Here is an example that uses a structure.
typedef struct fred
{
int fred;
char bif;
} freddy_type;
freddy_type charmin[80];
The size of freddy_type is 5 bytes. If you try and access
them in a loop the compiler will generate code for multipling by 5 for each
array access!!!! (Ewwwwwwwwwwwww). So how do we do it properly?
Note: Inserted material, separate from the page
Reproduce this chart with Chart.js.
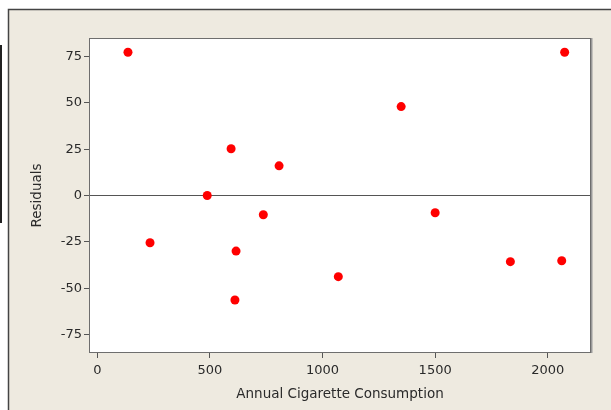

for ( int t = 0; t < 80; t++)
{
charmin[t].fred =
rand(); // the compiler multiplies by 5 to get the offset, EWWWWWWWW!
charmin[t].bif =
(char)(rand() % 256);
}
; in assembler we start with an offset of 0, that points to
the first data item.
; And then we add 5 to it each loop iteration to avoid the
MUL.
mov esi,offset charmin
mov ecx,80
fred_loop:
;... perform
operations on the FRED and BIF elements in freddy_type
add esi,5 ;make it point to the next
structure entry.
dec ecx
jnz fred_loop
The MUL removal applies to loops as well. I have seen people
do multiplies in loops as part of incrementing the variable or for terminating
condition. So try doing addition instead.
Conform to default branch predictions.
Try to set up your code such that backward conditional jumps
are usually taken, and forward conditional loops are almost never taken. That
has to do with branch prediction. The static branch predictor uses that simple
rule to guess if a conditional jump is taken or not. So have a loop that has a
backwards conditional jump at the end. And then have special exit conditions
from that same loop that executes a forward jump that only exits on a certain
condition that doesn't often occur.
Eliminate branches
Eliminate branch where possible. This might seem obvious,
but I have seen some people use too many branches in their assembler code. Keep
it simple. Use as few branches as possible.
Using CMOVcc to remove branches
I have yet to see the CMOVcc instructions actually be faster
than a conditional jump. So I recommend using conditional jumps over CMOVcc. It
might be faster in the case where your jumps aren't easily guessable by the
branch prediction logic. So if that is the case with you, benchmark it and see.
Local vs. Global variables
Use local variables for a procedure over using a global
variable. If you use local variables you'll get less cache misses.